All this to say, I disapproved of the new album in theory even before I saw the horrible artwork and read the quasi-political lyrics. In my mind, there was no WAY it could possibly be good. Mike, while wary, had hope. The Pumpkins had always meant more to him than me: like many adolescent (and adult) males, music wasn't just music to Mike; it created an identity. While I mulled over Billy's gloomy, egocentric lyrics for a while and then called it a day, Mike obsessed over Pumpkins trivia, became part of a Pumpkins web ring, and bought rare Pumpkins imports online. [Mike claims that none of those things actually happened, but I think that's the embarrassment talking.] Clearly, for him, there's much more at stake.

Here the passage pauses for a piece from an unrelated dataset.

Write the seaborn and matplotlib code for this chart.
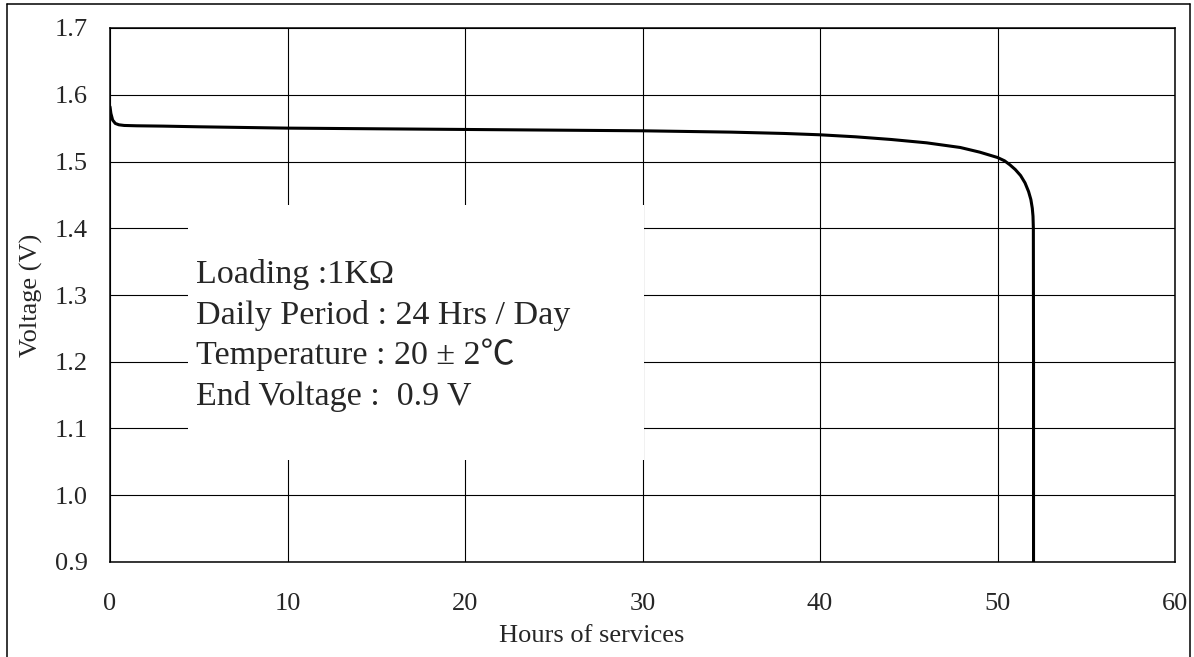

But, while Mike claims that the new album is growing on him, there's still one thing that he can't forgive: Billy's dresses. Or, to quote him accurately: "Those fucking dresses." Billy started wearing them in the late nineties and no one really knows why. When the Pumpkins performed at the MTV awards circa 1996 or 97, Billy wore a long black sheath. Soon, he had a silver one, too. The melancholy adolescent boys, still nursing their homophobia, became disillusioned with their solipsistic hero. Mike tried to ignore the dress, but just couldn't. It began to symbolize everything that was going wrong with the latter day Pumpkins.

So this is why Mike is so pissed: he was hoping the album would be good, and it's not. Even worse, Billy's brought back the dress with a vengeance. It's apparently a wedding dress with all sorts of odd accessories. I haven't seen it myself, because I don't care. What I do care about, however, is Mike describing this dress and his feelings about it, because it's hilarious. And on our second wedding anniversary, it reminds me again why I fell in love.